>> BEGIN Supplied records
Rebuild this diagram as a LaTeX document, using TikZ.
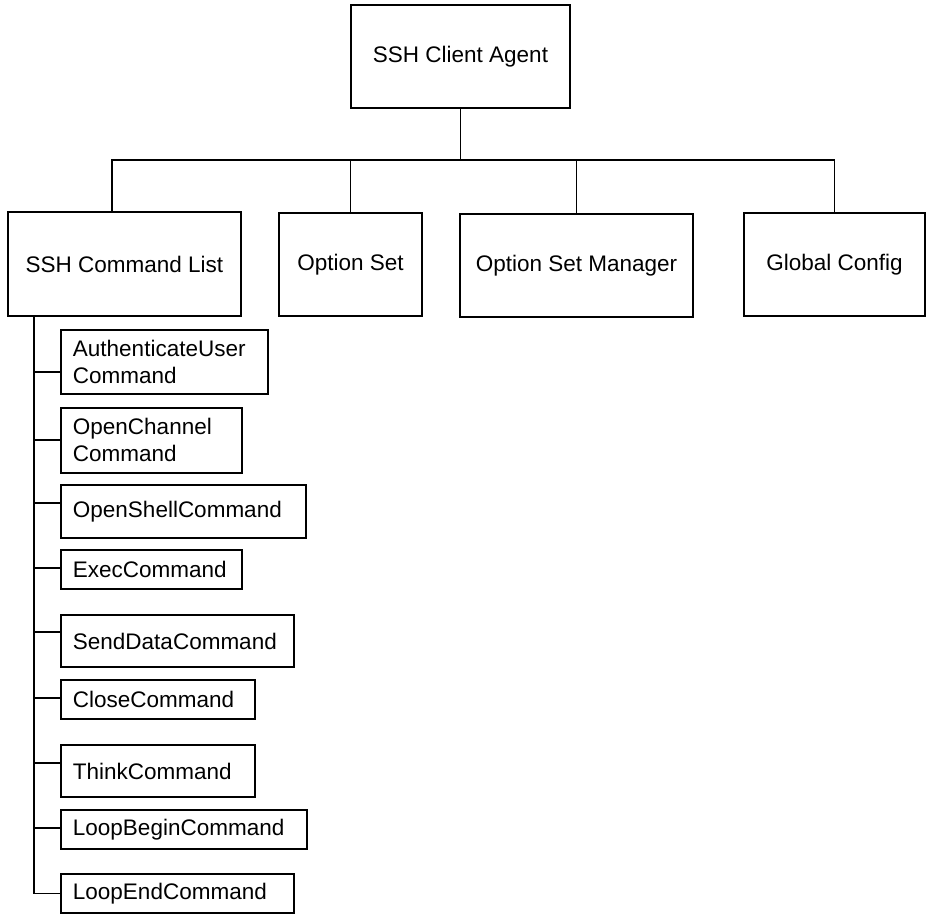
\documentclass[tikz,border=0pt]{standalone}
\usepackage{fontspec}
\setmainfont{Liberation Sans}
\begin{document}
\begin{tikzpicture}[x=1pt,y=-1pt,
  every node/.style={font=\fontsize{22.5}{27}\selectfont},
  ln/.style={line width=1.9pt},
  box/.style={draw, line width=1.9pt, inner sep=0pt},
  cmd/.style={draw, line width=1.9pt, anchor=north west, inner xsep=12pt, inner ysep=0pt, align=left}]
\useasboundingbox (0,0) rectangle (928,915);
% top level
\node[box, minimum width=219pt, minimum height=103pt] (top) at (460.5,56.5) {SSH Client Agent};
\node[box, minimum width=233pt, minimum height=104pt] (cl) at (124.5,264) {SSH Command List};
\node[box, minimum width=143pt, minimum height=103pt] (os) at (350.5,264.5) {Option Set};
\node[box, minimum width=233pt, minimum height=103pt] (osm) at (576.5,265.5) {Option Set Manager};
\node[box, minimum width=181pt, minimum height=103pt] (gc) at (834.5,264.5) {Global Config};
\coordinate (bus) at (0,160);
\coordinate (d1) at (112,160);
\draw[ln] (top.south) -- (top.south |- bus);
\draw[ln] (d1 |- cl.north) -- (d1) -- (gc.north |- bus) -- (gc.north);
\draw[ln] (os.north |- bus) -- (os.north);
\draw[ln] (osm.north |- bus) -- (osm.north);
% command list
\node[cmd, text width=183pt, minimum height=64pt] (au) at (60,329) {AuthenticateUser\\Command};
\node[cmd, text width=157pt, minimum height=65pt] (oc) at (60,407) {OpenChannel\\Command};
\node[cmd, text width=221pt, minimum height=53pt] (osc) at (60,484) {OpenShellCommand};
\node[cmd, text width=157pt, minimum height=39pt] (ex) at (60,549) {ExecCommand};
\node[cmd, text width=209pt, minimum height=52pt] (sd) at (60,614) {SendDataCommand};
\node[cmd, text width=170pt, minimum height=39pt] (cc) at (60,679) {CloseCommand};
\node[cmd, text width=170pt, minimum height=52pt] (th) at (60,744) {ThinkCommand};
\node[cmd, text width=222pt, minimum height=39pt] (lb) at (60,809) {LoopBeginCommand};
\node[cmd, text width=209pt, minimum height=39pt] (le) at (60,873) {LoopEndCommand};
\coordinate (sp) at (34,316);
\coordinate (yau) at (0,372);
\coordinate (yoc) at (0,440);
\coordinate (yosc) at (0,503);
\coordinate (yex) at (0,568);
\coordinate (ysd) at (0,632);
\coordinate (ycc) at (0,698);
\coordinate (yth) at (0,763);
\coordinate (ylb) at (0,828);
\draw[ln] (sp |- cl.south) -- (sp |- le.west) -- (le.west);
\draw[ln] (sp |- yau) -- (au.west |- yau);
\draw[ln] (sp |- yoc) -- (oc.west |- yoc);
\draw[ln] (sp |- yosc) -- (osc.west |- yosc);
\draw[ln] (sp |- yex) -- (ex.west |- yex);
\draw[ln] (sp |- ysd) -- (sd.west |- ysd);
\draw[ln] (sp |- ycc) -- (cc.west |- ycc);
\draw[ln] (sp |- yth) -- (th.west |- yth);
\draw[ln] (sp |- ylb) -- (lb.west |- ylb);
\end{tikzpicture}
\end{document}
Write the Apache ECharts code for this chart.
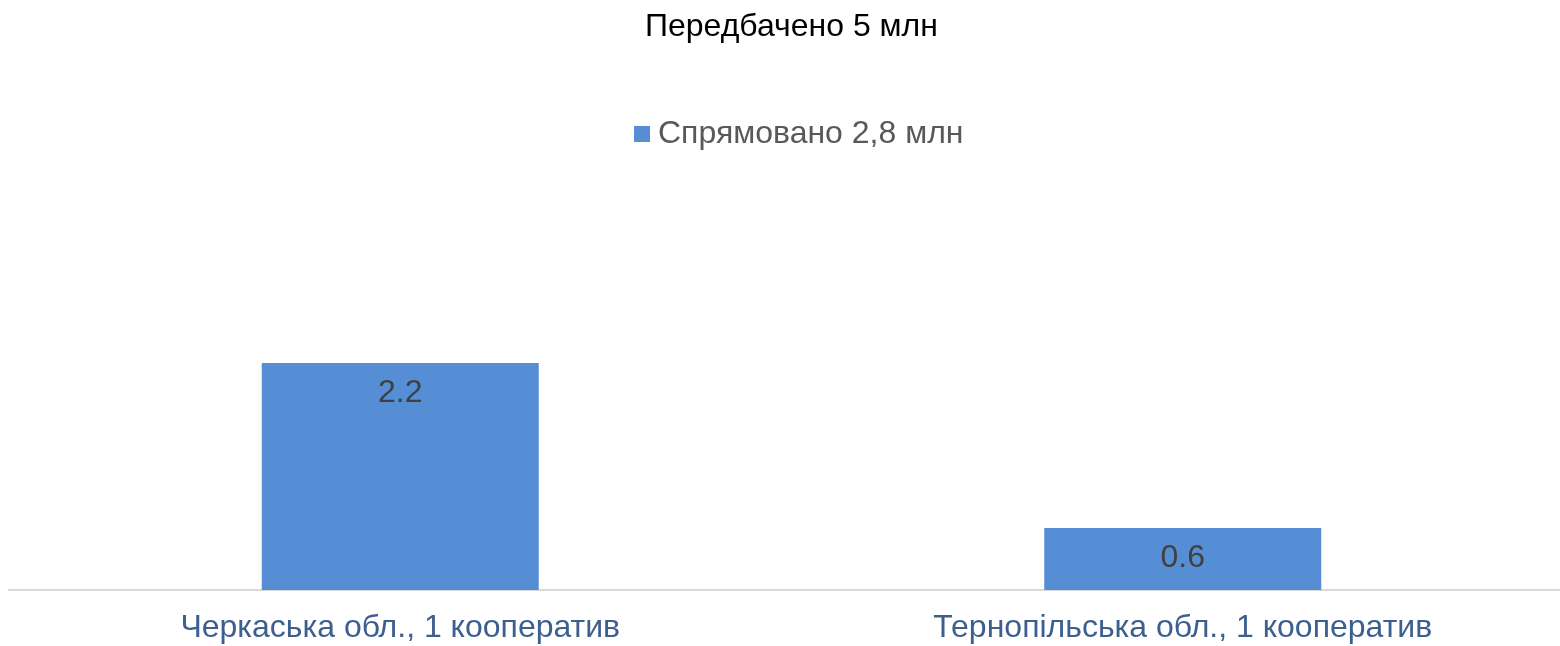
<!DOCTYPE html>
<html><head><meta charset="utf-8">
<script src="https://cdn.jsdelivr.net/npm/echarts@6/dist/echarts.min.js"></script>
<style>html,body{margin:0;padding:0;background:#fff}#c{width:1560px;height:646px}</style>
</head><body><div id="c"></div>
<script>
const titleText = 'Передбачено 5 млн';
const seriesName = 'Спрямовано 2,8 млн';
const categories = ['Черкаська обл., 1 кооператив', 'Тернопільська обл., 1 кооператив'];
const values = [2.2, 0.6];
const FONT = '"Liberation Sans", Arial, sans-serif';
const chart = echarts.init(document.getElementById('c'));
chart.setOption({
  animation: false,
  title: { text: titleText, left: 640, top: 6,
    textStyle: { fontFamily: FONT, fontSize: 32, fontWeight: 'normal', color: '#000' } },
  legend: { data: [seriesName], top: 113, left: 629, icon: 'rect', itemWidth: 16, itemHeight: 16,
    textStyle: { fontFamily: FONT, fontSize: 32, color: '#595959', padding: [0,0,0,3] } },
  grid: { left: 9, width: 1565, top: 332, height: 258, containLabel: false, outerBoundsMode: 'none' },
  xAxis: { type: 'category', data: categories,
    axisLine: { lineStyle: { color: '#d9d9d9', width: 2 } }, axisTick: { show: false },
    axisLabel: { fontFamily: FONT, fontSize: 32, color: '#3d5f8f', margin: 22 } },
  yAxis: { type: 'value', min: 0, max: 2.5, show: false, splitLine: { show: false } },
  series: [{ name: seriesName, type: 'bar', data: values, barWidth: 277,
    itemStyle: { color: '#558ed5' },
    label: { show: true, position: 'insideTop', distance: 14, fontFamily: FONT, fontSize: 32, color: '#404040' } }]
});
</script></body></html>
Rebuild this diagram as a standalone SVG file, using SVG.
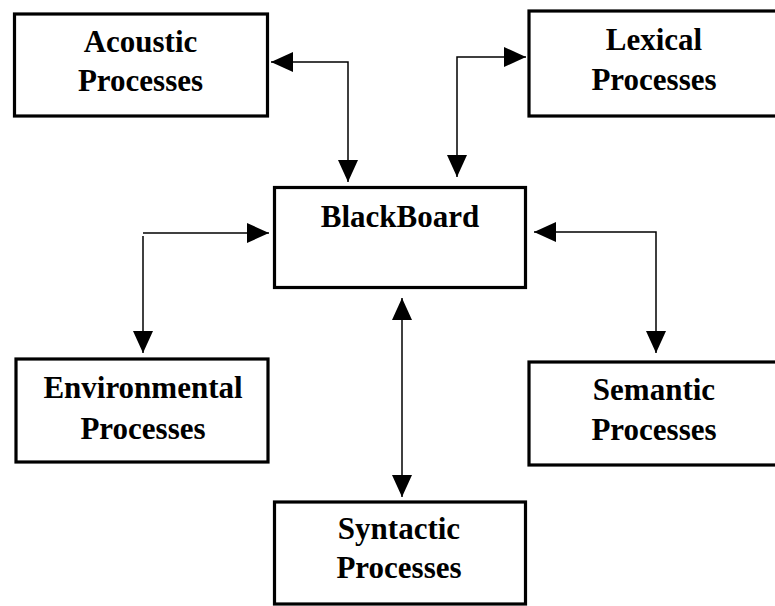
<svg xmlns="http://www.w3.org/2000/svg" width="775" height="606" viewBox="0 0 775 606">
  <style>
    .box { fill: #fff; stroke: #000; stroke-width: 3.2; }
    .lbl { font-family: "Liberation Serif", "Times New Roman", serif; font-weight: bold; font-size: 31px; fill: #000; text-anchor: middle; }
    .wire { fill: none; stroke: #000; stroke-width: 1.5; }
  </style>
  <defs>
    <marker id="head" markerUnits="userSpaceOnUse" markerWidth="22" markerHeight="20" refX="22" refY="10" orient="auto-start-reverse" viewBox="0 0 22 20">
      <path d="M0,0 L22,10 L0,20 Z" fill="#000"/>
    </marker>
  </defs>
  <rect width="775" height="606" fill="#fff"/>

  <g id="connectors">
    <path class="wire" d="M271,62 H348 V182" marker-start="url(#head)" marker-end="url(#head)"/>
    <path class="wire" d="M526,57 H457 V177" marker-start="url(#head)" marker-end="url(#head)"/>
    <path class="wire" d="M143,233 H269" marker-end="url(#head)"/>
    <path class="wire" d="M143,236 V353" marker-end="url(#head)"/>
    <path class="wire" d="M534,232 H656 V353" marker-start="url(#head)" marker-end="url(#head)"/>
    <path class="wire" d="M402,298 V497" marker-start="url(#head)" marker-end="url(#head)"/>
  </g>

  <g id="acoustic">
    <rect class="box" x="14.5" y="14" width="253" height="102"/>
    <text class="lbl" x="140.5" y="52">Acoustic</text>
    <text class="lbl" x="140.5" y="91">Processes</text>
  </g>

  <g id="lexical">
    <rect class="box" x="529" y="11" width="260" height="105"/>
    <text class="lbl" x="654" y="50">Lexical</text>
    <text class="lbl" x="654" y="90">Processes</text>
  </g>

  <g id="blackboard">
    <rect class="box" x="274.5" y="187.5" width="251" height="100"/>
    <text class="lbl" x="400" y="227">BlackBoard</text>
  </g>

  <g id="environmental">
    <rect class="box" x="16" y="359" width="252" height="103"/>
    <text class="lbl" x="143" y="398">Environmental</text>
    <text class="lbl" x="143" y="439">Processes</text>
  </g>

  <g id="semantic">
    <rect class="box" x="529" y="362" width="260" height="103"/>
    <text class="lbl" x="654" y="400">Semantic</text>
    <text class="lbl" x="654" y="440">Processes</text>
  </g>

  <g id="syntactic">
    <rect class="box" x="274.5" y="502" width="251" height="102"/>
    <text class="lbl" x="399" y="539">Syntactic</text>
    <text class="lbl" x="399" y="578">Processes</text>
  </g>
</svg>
>> END Supplied records
◆ **Task to complete**
Look through the listing and extract every line with "this" in it.

◆ **Reply to the task**
Rebuild this diagram as a LaTeX document, using TikZ.
Write the Apache ECharts code for this chart.
Rebuild this diagram as a standalone SVG file, using SVG.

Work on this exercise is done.